Stored items from a collection

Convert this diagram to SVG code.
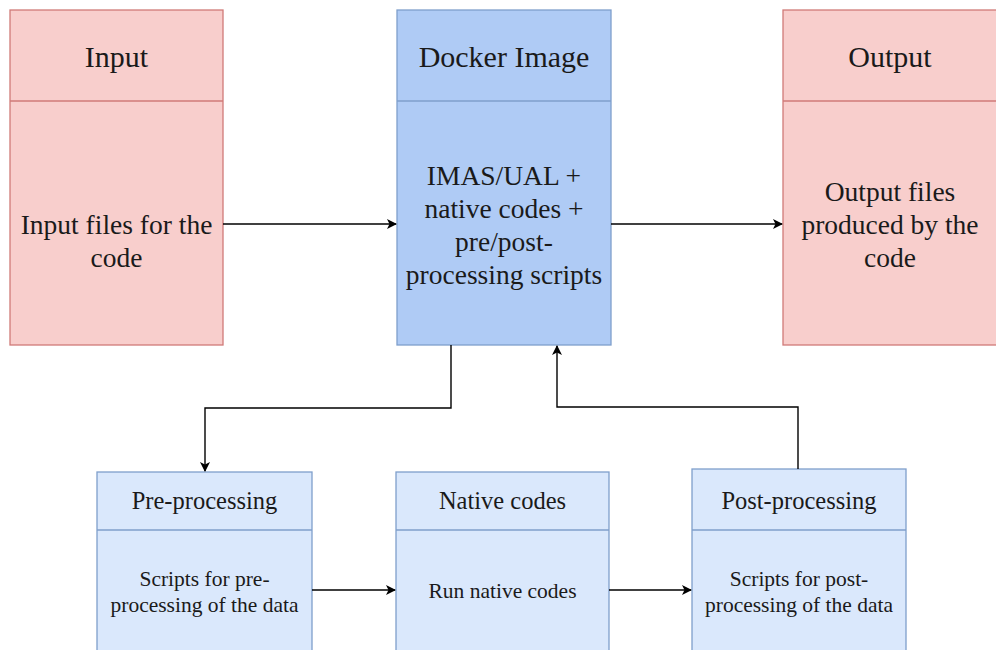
<svg xmlns="http://www.w3.org/2000/svg" width="996" height="650" viewBox="0 0 996 650">
<defs>
<marker id="arr" viewBox="0 0 10 10" refX="9" refY="5" markerWidth="10" markerHeight="10" markerUnits="userSpaceOnUse" orient="auto">
<path d="M0,0 L10,5 L0,10 L2.5,5 Z" fill="#000"/>
</marker>
<style>
.pink{fill:#f8cecc;stroke:#d07a78;stroke-width:1.3}
.dark{fill:#afcbf5;stroke:#7f9fcb;stroke-width:1.3}
.light{fill:#dae8fc;stroke:#7f9fcb;stroke-width:1.3}
text{font-family:"Liberation Serif","Times New Roman",serif;fill:#1a1a1a;text-anchor:middle}
.t1{font-size:30px}
.b1{font-size:27.5px}
.t2{font-size:24.5px}
.b2{font-size:21.5px}
.c{fill:none;stroke:#000;stroke-width:1.4}
</style>
</defs>
<g id="input">
<rect class="pink" x="10" y="10" width="213" height="335"/>
<line class="pink" x1="10" y1="101" x2="223" y2="101"/>
<text class="t1" x="116.5" y="67">Input</text>
<text class="b1" x="116.5" y="234">Input files for the</text>
<text class="b1" x="116.5" y="267">code</text>
</g>
<g id="docker">
<rect class="dark" x="397" y="10" width="214" height="335"/>
<line class="dark" x1="397" y1="101" x2="611" y2="101"/>
<text class="t1" x="504" y="67">Docker Image</text>
<text class="b1" x="504" y="185">IMAS/UAL +</text>
<text class="b1" x="504" y="218">native codes +</text>
<text class="b1" x="504" y="251">pre/post-</text>
<text class="b1" x="504" y="284">processing scripts</text>
</g>
<g id="output">
<rect class="pink" x="783" y="10" width="215" height="335"/>
<line class="pink" x1="783" y1="101" x2="998" y2="101"/>
<text class="t1" x="890" y="67">Output</text>
<text class="b1" x="890" y="201">Output files</text>
<text class="b1" x="890" y="234">produced by the</text>
<text class="b1" x="890" y="267">code</text>
</g>
<g id="pre">
<rect class="light" x="97" y="472" width="215" height="182"/>
<line class="light" x1="97" y1="530" x2="312" y2="530"/>
<text class="t2" x="204.5" y="509">Pre-processing</text>
<text class="b2" x="204.5" y="586">Scripts for pre-</text>
<text class="b2" x="204.5" y="612">processing of the data</text>
</g>
<g id="native">
<rect class="light" x="396" y="472" width="213" height="182"/>
<line class="light" x1="396" y1="530" x2="609" y2="530"/>
<text class="t2" x="502.5" y="509">Native codes</text>
<text class="b2" x="502.5" y="598">Run native codes</text>
</g>
<g id="post">
<rect class="light" x="692" y="469" width="214" height="185"/>
<line class="light" x1="692" y1="530" x2="906" y2="530"/>
<text class="t2" x="799" y="509">Post-processing</text>
<text class="b2" x="799" y="586">Scripts for post-</text>
<text class="b2" x="799" y="612">processing of the data</text>
</g>
<g id="connectors">
<line class="c" x1="223" y1="224" x2="396" y2="224" marker-end="url(#arr)"/>
<line class="c" x1="611" y1="224" x2="782" y2="224" marker-end="url(#arr)"/>
<polyline class="c" points="451,345 451,408 205,408 205,471" marker-end="url(#arr)"/>
<polyline class="c" points="798,469 798,407 557,407 557,346" marker-end="url(#arr)"/>
<line class="c" x1="312" y1="590" x2="395" y2="590" marker-end="url(#arr)"/>
<line class="c" x1="609" y1="590" x2="691" y2="590" marker-end="url(#arr)"/>
</g>
</svg>
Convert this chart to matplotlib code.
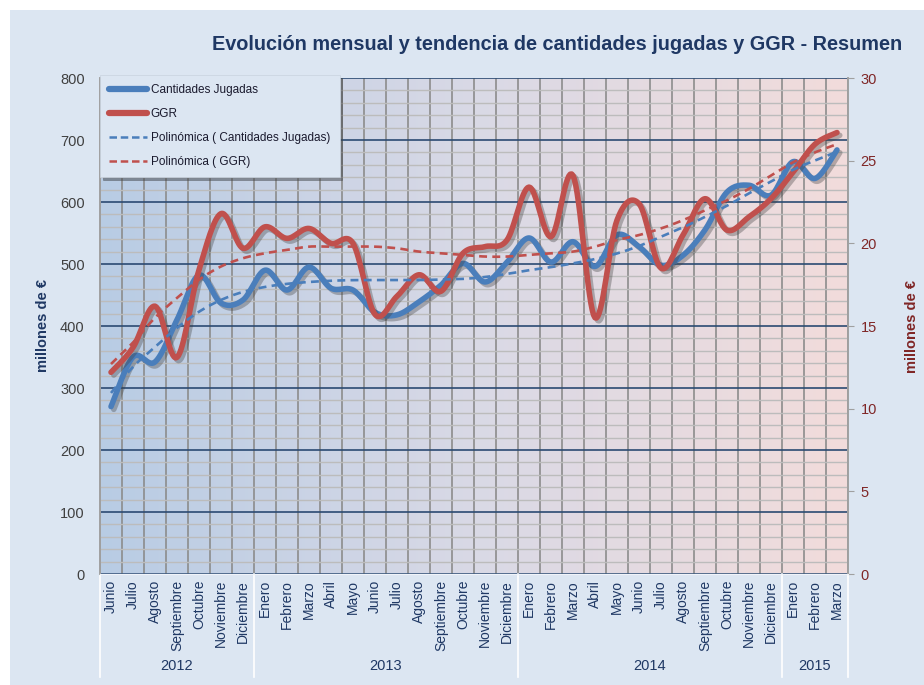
import numpy as np
import matplotlib
matplotlib.use("Agg")
import matplotlib.pyplot as plt
import matplotlib.patheffects as pe
from matplotlib.lines import Line2D
from matplotlib.patches import Rectangle
from matplotlib.colors import LinearSegmentedColormap

plt.rcParams['font.family'] = ['Liberation Sans', 'DejaVu Sans']

# data
meses = ["Junio", "Julio", "Agosto", "Septiembre", "Octubre", "Noviembre", "Diciembre",
         "Enero", "Febrero", "Marzo", "Abril", "Mayo", "Junio", "Julio", "Agosto",
         "Septiembre", "Octubre", "Noviembre", "Diciembre",
         "Enero", "Febrero", "Marzo", "Abril", "Mayo", "Junio", "Julio", "Agosto",
         "Septiembre", "Octubre", "Noviembre", "Diciembre",
         "Enero", "Febrero", "Marzo"]
anios = ["2012", "2013", "2014", "2015"]
meses_por_anio = [7, 12, 12, 3]

cantidades = [270, 350, 342, 410, 482, 437, 442,
              490, 458, 495, 461, 458, 422, 418, 439, 466, 501, 471, 503,
              542, 503, 536, 496, 547, 528, 498, 514, 555, 616, 627, 611,
              665, 638, 684]
ggr = [12.2, 13.7, 16.2, 13.1, 18.4, 21.8, 19.7,
       21.0, 20.3, 20.9, 20.0, 20.0, 15.7, 16.8, 18.1, 17.1, 19.4, 19.8, 20.2,
       23.4, 20.4, 24.1, 15.5, 21.4, 22.4, 18.5, 20.5, 22.7, 20.8, 21.6, 22.7,
       24.3, 26.0, 26.7]

# polynomial trend lines as drawn in the reference
tend_cantidades = [292, 334, 366, 397, 423, 442, 455,
                   463, 468, 471, 473, 474, 474, 474, 474, 475, 476, 479, 484,
                   490, 495, 501, 508, 517, 529, 544, 559, 576, 594, 614, 633,
                   652, 667, 681]
tend_ggr = [12.7, 14.0, 15.5, 16.7, 17.8, 18.6, 19.1,
            19.4, 19.6, 19.8, 19.8, 19.8, 19.8, 19.7, 19.5, 19.4, 19.3, 19.2, 19.2,
            19.3, 19.4, 19.5, 19.8, 20.2, 20.5, 20.9, 21.4, 22.0, 22.6, 23.3, 24.1,
            24.9, 25.5, 26.0]

AZUL = "#4a7ebb"
ROJO = "#c0504d"
NAVY = "#1f3864"
FONDO = "#dce6f2"


def suavizar(x, y, n=16):
    # Excel-like smoothed line (Catmull-Rom through the points)
    p = np.column_stack([x, y]).astype(float)
    p = np.vstack([p[0], p, p[-1]])
    out = []
    t = np.linspace(0, 1, n, endpoint=False)[:, None]
    for i in range(1, len(p) - 2):
        p0, p1, p2, p3 = p[i - 1], p[i], p[i + 1], p[i + 2]
        seg = 0.5 * ((2 * p1) + (-p0 + p2) * t + (2 * p0 - 5 * p1 + 4 * p2 - p3) * t ** 2
                     + (-p0 + 3 * p1 - 3 * p2 + p3) * t ** 3)
        out.append(seg)
    out.append(p[-2][None, :])
    out = np.vstack(out)
    return out[:, 0], out[:, 1]


x = np.arange(len(meses))

fig = plt.figure(figsize=(9.24, 6.85), dpi=100)
fig.patches.append(Rectangle((10 / 924, 0), 1, 1 - 10 / 685, transform=fig.transFigure,
                             facecolor=FONDO, edgecolor="none", zorder=-10))

ax = fig.add_axes([100 / 924, 1 - 574 / 685, 748 / 924, 496 / 685])
ax2 = ax.twinx()

# gradient background blue -> pink
cmap = LinearSegmentedColormap.from_list("bg", ["#b8cce4", "#d9d9e6", "#f2dcdb"])
ax.imshow(np.linspace(0, 1, 256)[None, :], cmap=cmap, aspect="auto",
          extent=[-0.5, len(meses) - 0.5, 0, 800], zorder=-1)
ax.set_facecolor("none")

ax.set_xlim(-0.5, len(meses) - 0.5)
ax.set_ylim(0, 800)
ax2.set_ylim(0, 30)

ax.set_yticks(np.arange(0, 801, 100))
ax.set_yticks(np.arange(0, 801, 20), minor=True)
ax.set_xticks(np.arange(-0.5, len(meses), 1), minor=True)
ax.set_xticks([])
ax.grid(which="minor", axis="y", color="#bcbcbc", lw=1.0)
ax.grid(which="major", axis="y", color="#2b4a72", lw=1.2)
ax.grid(which="minor", axis="x", color="#8c8c8c", lw=1.2)
ax.tick_params(axis="y", which="both", length=0, pad=11, labelsize=10.5, labelcolor="#404040")
ax.tick_params(axis="x", which="both", length=0)
ax2.set_yticks(np.arange(0, 31, 5))
ax2.tick_params(axis="y", length=4, color="#a0a0a0", pad=5, labelsize=10.5, labelcolor="#7f2626")

for a in (ax, ax2):
    a.spines["top"].set_visible(False)
    a.spines["bottom"].set_color("#f0f4fa")
    a.spines["left"].set_color("#a0a0a0")
    a.spines["right"].set_color("#a0a0a0")
    a.spines["left"].set_linewidth(1.2)
    a.spines["right"].set_linewidth(1.2)

ax.set_ylabel("millones de €", fontsize=10.5, fontweight="bold", color=NAVY, labelpad=7)
ax2.set_ylabel("millones de €", fontsize=10.5, fontweight="bold", color="#7f2626", labelpad=20,
               rotation=90)

sombra = [pe.SimpleLineShadow(offset=(2, -2), alpha=0.35, shadow_color="#404040"), pe.Normal()]

bx, by = suavizar(x, cantidades)
ax.plot(bx, by, color=AZUL, lw=4.0, solid_capstyle="round", path_effects=sombra, zorder=3)
rx, ry = suavizar(x, ggr)
ax2.plot(rx, ry, color=ROJO, lw=4.0, solid_capstyle="round", path_effects=sombra, zorder=3)

tx, ty = suavizar(x, tend_cantidades)
ax2.plot(tx, ty, color=AZUL, lw=1.9, ls=(0, (3, 2)), transform=ax.transData, zorder=4)
tx, ty = suavizar(x, tend_ggr)
ax2.plot(tx, ty, color=ROJO, lw=1.9, ls=(0, (3, 2)), zorder=4)

# month labels
for i, m in enumerate(meses):
    ax.text(i, -0.012, m, transform=ax.get_xaxis_transform(), rotation=90,
            ha="center", va="top", fontsize=10, color=NAVY)

# year labels and separators
inicio = 0
for anio, n in zip(anios, meses_por_anio):
    ax.text(inicio + (n - 1) / 2, -0.185, anio, transform=ax.get_xaxis_transform(),
            ha="center", va="center", fontsize=10.5, color=NAVY)
    inicio += n
limites = np.concatenate([[0], np.cumsum(meses_por_anio)]) - 0.5
for b in limites:
    ax.plot([b, b], [0, -0.208], transform=ax.get_xaxis_transform(), color="white",
            lw=1.2, clip_on=False)

handles = [
    Line2D([], [], color=AZUL, lw=4.5, solid_capstyle="round"),
    Line2D([], [], color=ROJO, lw=4.5, solid_capstyle="round"),
    Line2D([], [], color=AZUL, lw=1.8, ls=(0, (3, 1.5))),
    Line2D([], [], color=ROJO, lw=1.8, ls=(0, (3, 1.5))),
]
labels = ["Cantidades Jugadas", "GGR", "Polinómica ( Cantidades Jugadas)", "Polinómica ( GGR)"]
leg = ax2.legend(handles, labels, loc="upper left", bbox_to_anchor=(0, 1.006),
                 borderaxespad=0, fontsize=8.5, handlelength=3.2, labelspacing=1.0,
                 handletextpad=0.3, borderpad=0.8, fancybox=False, shadow=True, framealpha=1)
leg.get_frame().set_facecolor(FONDO)
leg.get_frame().set_edgecolor("#c8d2de")
leg.get_frame().set_linewidth(0.5)
for t in leg.get_texts():
    t.set_color("#1a1a2e")
leg.set_zorder(10)

fig.text(557 / 924, 1 - 45 / 685, "Evolución mensual y tendencia de cantidades jugadas y GGR - Resumen",
         ha="center", va="center", fontsize=14.3, fontweight="bold", color=NAVY)

fig.savefig("out.png", dpi=100)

WRITTEN REQUEST: Copy nothing but the lines above that run from the one with "Convert this chart to matplotlib code." to the one with "plt.rcParams['font.family'] = ['Liberation", ends included; pictures stay out.

TASK RESULT:
Convert this chart to matplotlib code.
import numpy as np
import matplotlib
matplotlib.use("Agg")
import matplotlib.pyplot as plt
import matplotlib.patheffects as pe
from matplotlib.lines import Line2D
from matplotlib.patches import Rectangle
from matplotlib.colors import LinearSegmentedColormap

plt.rcParams['font.family'] = ['Liberation Sans', 'DejaVu Sans']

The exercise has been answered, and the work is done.